Diaspora and Hybridity: Jewish and Crypto-Jewish Women Write the Caribbean

אפרים זיכר 2 Linda Weinhouse 1
1English, The Community College of Baltimore County, USA
2Foreign Literatures, Ben-Gurion University of the Negev, Israel

This paper examines how Jewish and crypto-Jewish women writers use an imagined or historical Sephardic Caribbean experience to construct postcolonial and diasporic identities. They raise issues that are common to Caribbean literature such as creolization and hybridity, but their Jewish or crypto-Jewish protagonists are especially challenged in forming their own mixed racial, sexual and religious identities. The strong female protagonists grapple with patriarchy in searching for their roots and their ancestors.

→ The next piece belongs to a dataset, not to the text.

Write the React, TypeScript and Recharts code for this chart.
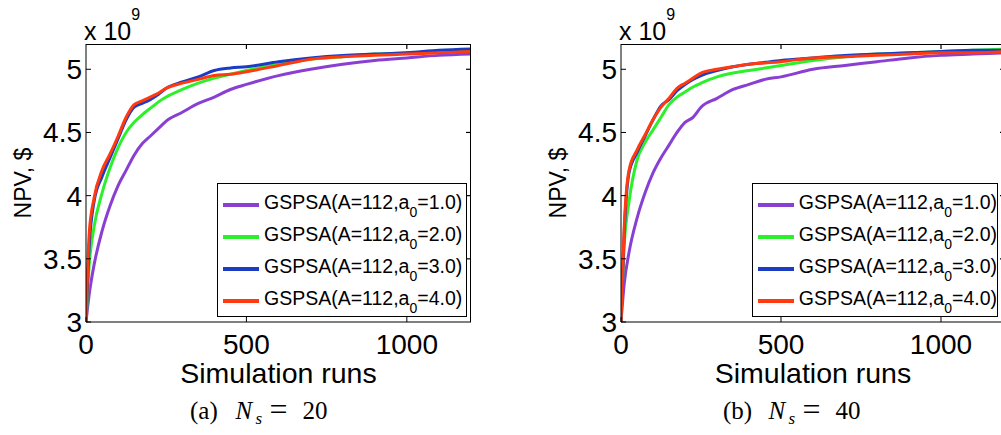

In their search, they reflect a need to return to “imaginary homelands” (to use Salman Rushdie’s phrase). These homelands are never the original homes of their ancestors, in Spain or Africa, or the ancient Jewish homeland in Israel, but, rather, the diaspora to which their ancestors fled and found temporary havens. Like the second-generation Black British immigrant Faith Jackson who returns to Jamaica in Andrea Levy’s Fruit of the Lemon (2007), the Cuban American writer Achy Obejas, in Days of Awe (2002), returns to Cuba. Similarly, in Alice Hoffman’s story of a nineteenth-century Jewish woman’s marriages in The Marriage of Opposites (2015) Rachel, who in her vicarious return to France, a country she never visited, writes herself into history as the mother of Camille Pissarro. These narratives fit in to what Yael Halevi Wise has termed “Sephardism,” the construction of a historical past that seeks an alternate story to the Zionist or Ashkenazic master narratives and that explores de-essentialized or multiple identities within a globalized network of ethnic, racial, and sexual alternatives.